Islamabad [Pakistan], Jan. 25 : The question of whether Pakistan can ever be a reliable partner for key allies Iran and Saudi Arabia hangs in the balance with Islamabad repeatedly sending confusing signals to Tehran and Riyadh, and often reneging on promises made in the recent past.
Observers are convinced that China is coming in the way of Pakistan not fulfilling most of its promises with Iran and Saudi Arabia since 2012-13.
Pakistan's dragging of its feet on the Iran-Pakistan Gas pipeline under pressure from China is the latest setback in the progress of bilateral ties.
Experts say Islamabad has been forced to put the above project on hold because Beijing has convinced it that the China Pakistan Economic Corridor (CPEC) is sufficient for reducing energy scarcity in the country.
One of the outcomes of this pressure tactic has been Pakistan placing the proposal to start ferry services between Gwadar in Balochistan and Chabahar in Iran on the backburner without offering an explanation to Tehran.
It may be recalled that Pakistan and Iran had in March 2013 signed an agreement wherein the former agreed to import 21.5 million cubic meters of Iranian gas per day.

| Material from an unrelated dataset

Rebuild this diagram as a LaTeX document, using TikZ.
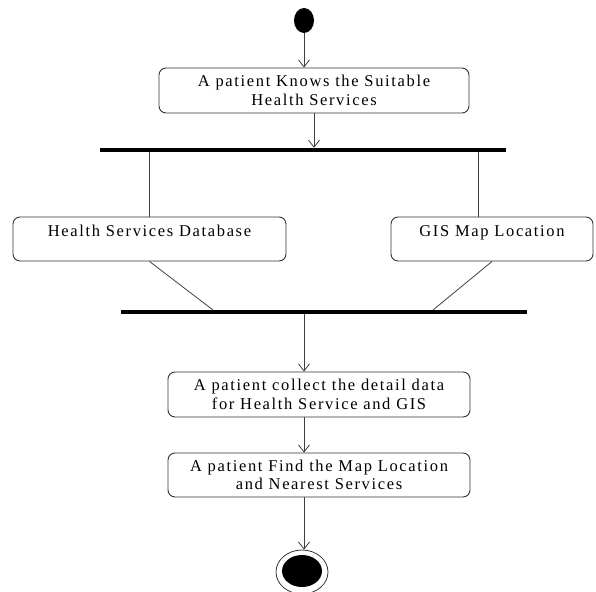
\documentclass[tikz,border=0pt]{standalone}
\usepackage{fontspec}
\setmainfont{Liberation Serif}[LetterSpace=10]
\usetikzlibrary{arrows.meta,shapes.geometric}
\begin{document}
\begin{tikzpicture}[x=1pt,y=-1pt,
  act/.style={draw=black!80, rounded corners=7pt, line width=0.9pt, align=center,
    font=\fontsize{16.5}{18.5}\selectfont, inner sep=0pt},
  single/.style={text height=11pt, text depth=17pt},
  bar/.style={fill=black, inner sep=0pt, minimum height=4pt},
  flow/.style={draw=black!75, line width=0.8pt, -{Straight Barb[length=7pt,width=11pt]}},
  link/.style={draw=black!75, line width=0.8pt}]
\useasboundingbox (0,0) rectangle (596,591);
% start
\node[ellipse, fill=black, inner sep=0pt, minimum width=20pt, minimum height=25pt] (start) at (304,20.5) {};
% activity 1
\node[act, minimum width=310pt, minimum height=45pt] (a1) at (314,90.5)
  {A patient Knows the Suitable\\Health Services};
% fork bar
\node[bar, minimum width=406pt] (bar1) at (303,150) {};
% parallel activities
\node[act, single, minimum width=273pt, minimum height=44pt] (hsd) at (149.5,239) {Health Services Database};
\node[act, single, minimum width=202pt, minimum height=44pt] (gis) at (492,239) {GIS Map Location};
\coordinate (gtop) at (478,217);
% join bar
\node[bar, minimum width=406pt] (bar2) at (324,312) {};
\coordinate (j1) at (213,310);
\coordinate (j2) at (433,310);
% activities 3 and 4
\node[act, minimum width=302pt, minimum height=45pt] (a3) at (319,394.5)
  {A patient collect the detail data\\for Health Service and GIS};
\node[act, minimum width=302pt, minimum height=44pt] (a4) at (319,475)
  {A patient Find the Map Location\\and Nearest Services};
% end
\node[ellipse, draw=black!80, line width=0.8pt, inner sep=0pt, minimum width=52pt, minimum height=44pt] (endo) at (302,572) {};
\node[ellipse, fill=black, inner sep=0pt, minimum width=40pt, minimum height=32pt] (endi) at (302,571) {};
% connectors
\draw[flow] (start) -- (start |- a1.north);
\draw[flow] (a1.south) -- (a1.south |- bar1.north);
\draw[link] (bar1.south -| hsd.north) -- (hsd.north);
\draw[link] (bar1.south -| gtop) -- (gtop);
\draw[link] (hsd.south) -- (j1);
\draw[link] (gis.south) -- (j2);
\draw[flow] (bar2.south -| start) -- (a3.north -| start);
\draw[flow] (a3.south -| start) -- (a4.north -| start);
\draw[flow] (a4.south -| start) -- (start |- endo.north);
\end{tikzpicture}
\end{document}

However, no progress has been made since then. Both countries share an over 900-kilometer-long border and all is not well on this front too. The Pakistan military's collusion with radical Sunni Islamic groups has resulted in groups like the Taliban, getting support from Pakistani security agencies, to carry out activities on the border, even at the cost of hurting Iranian security.

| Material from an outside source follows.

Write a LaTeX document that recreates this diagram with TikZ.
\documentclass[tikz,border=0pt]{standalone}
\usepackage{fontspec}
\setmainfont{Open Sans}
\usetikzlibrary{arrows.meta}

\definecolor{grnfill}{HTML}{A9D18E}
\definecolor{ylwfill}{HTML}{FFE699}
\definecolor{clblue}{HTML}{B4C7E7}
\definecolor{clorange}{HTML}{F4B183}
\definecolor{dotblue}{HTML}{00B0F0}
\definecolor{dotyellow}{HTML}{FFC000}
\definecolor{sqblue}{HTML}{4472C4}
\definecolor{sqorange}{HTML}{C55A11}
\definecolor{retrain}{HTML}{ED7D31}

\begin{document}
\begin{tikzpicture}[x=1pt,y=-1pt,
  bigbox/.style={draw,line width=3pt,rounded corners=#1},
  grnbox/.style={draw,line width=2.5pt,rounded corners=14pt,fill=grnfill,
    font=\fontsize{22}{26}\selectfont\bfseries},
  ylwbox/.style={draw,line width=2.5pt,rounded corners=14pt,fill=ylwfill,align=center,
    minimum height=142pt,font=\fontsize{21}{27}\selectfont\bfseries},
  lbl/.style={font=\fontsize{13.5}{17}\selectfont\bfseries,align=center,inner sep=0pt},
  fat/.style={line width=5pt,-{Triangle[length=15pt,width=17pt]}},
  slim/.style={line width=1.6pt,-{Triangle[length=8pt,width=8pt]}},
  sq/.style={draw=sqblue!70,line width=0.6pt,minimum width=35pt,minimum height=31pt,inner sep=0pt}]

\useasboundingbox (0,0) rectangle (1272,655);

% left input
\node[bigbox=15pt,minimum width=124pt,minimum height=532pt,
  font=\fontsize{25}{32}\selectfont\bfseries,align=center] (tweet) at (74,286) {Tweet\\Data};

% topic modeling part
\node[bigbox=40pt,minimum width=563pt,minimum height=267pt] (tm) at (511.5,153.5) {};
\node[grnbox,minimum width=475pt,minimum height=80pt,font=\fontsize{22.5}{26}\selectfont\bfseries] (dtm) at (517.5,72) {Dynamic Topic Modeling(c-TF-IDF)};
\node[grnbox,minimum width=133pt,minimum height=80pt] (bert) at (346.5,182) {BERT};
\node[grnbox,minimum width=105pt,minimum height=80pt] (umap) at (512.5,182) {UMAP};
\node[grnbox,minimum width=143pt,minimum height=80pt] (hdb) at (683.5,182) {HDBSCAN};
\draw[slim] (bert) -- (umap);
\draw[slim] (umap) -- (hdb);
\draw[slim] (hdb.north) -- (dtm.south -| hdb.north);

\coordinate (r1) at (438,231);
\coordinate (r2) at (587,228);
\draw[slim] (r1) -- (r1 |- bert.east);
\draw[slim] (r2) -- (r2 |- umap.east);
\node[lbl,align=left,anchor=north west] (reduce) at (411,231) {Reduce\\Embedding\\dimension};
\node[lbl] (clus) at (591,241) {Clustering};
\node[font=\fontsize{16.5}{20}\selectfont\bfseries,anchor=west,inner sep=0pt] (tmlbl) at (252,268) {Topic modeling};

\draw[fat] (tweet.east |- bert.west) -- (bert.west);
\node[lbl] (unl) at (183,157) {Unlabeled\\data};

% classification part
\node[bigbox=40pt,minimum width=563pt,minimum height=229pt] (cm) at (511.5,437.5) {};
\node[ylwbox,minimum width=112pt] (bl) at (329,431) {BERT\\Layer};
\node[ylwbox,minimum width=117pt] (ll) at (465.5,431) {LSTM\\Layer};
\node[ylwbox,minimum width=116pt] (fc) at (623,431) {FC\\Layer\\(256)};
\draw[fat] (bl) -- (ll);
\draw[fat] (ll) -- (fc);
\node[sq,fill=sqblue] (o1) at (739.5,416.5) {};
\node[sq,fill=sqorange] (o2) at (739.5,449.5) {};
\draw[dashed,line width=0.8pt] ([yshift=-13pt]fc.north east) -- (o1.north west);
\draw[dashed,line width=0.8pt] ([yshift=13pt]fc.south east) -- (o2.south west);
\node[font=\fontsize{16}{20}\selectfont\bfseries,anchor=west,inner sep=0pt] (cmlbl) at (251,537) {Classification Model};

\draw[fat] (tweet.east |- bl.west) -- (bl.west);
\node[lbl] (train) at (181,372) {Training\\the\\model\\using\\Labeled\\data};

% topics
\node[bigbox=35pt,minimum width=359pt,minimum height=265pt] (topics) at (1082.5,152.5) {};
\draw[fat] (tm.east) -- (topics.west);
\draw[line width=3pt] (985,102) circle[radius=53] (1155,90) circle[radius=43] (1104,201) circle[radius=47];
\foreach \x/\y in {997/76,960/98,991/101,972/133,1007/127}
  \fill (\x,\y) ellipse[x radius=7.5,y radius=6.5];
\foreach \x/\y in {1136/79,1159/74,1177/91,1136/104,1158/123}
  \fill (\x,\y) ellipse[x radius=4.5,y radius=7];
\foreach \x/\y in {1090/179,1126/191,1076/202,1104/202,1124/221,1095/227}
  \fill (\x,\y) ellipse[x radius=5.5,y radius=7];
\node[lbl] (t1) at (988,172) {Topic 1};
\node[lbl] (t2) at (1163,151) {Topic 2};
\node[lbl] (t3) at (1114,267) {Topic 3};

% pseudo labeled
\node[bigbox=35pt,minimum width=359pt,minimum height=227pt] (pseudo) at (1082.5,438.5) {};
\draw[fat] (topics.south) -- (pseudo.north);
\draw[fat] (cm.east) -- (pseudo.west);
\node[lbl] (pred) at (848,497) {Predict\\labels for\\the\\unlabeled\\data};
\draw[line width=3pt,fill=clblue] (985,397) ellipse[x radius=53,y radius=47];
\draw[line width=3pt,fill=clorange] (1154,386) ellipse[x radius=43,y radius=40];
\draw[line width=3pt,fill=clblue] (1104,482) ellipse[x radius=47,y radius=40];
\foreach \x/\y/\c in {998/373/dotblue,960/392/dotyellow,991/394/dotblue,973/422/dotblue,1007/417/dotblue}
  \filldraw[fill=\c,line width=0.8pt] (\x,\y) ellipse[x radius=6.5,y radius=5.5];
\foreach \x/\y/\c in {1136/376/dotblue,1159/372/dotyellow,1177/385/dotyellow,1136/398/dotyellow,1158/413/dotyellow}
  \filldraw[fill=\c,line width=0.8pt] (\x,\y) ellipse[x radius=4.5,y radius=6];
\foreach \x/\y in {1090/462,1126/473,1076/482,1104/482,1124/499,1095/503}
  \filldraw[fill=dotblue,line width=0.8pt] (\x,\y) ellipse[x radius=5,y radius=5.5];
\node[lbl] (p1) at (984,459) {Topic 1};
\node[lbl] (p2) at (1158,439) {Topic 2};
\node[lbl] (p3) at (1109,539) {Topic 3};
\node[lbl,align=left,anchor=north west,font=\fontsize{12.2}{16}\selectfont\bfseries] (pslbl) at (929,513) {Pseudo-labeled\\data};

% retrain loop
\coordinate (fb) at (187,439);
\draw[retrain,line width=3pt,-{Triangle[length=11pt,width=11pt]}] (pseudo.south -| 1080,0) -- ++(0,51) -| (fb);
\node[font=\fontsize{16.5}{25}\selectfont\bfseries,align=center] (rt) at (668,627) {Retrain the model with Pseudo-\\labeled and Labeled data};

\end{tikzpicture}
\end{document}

Bilateral defence cooperation with Iran is in plodding mode despite the latter showing keen interest to go forward on the same.

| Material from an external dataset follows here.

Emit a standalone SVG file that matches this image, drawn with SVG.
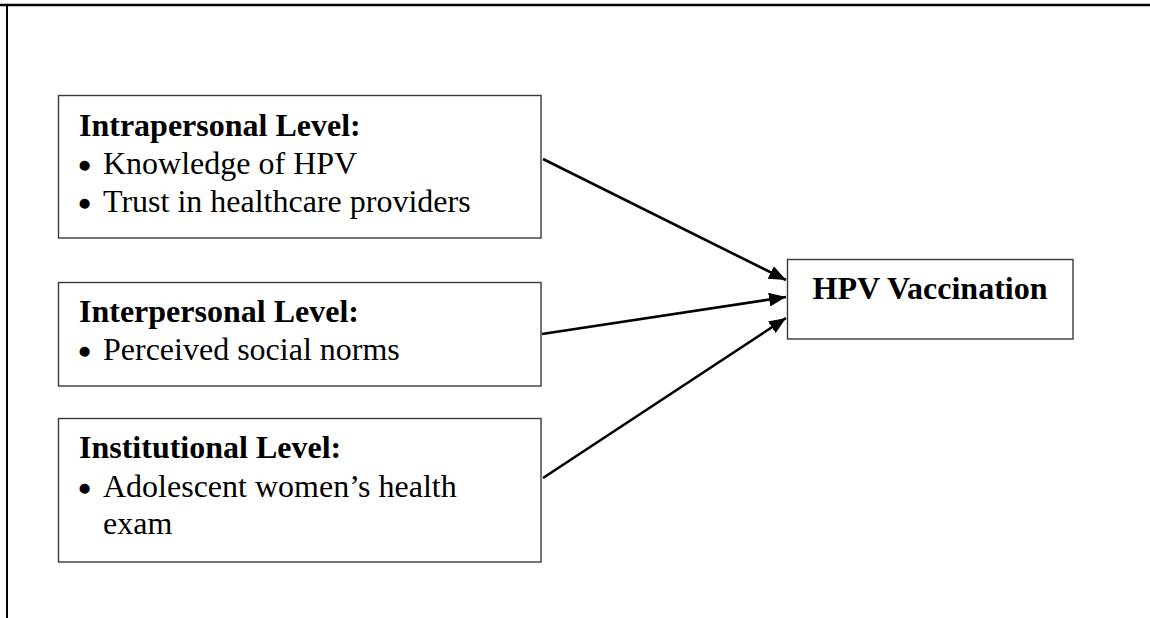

In March 2015, Pakistan's decision to stay away from the Saudi-led military alliance for operations in Yemen, and instead wooing of Iran, came as a rude shock to the its long-term ally and benefactor Saudi Arabia.
However, when former Pakistan Chief of Army Staff (COAS) General (Retired) Raheel Sharif flew to Riyadh to hold discussions on taking over as the head of the 39-nation Islamic Military Alliance, immediately after his retirement in end-November 2016, it raised concerns in Tehran.
General Sharif's successor General Qamar Javed Bajwa's maiden foreign visit to Saudi Arabia to reassure Pakistan's commitment to the defence of that country has further buttressed these doubts in Tehran.
Historically, Iran has always taken the first step to reach out to Pakistan. Iran was the first country to recognize Pakistan as a sovereign state after its independence from Britain, and the Shah of Iran was the first Head of State to visit the country.
Their relations continued remained cordial till the 1978 Iranian revolution. Islamabad is hosting the 13th Economic Cooperation Organisation (ECO) Summit on March 1, 2017. Iran is a founder member of the body, along with Afghanistan, Turkey and Pakistan, and President Hassan Rouhani is scheduled to attend the Summit.
On this occasion, he is expected to follow up on pending issues and seek reasons for delays in implementation of the MoUs related to trade, economic and defence cooperation, and progress on the Free Trade Agreement and Iran-Pakistan gas pipeline.
It is, therefore, important that Iran exercises due caution while moving ahead in its relations with Pakistan.
These relations, it seems, can no longer be based on trust, but on compromises, possibly influenced by the self-serving agenda of Pakistan's political and military leadership.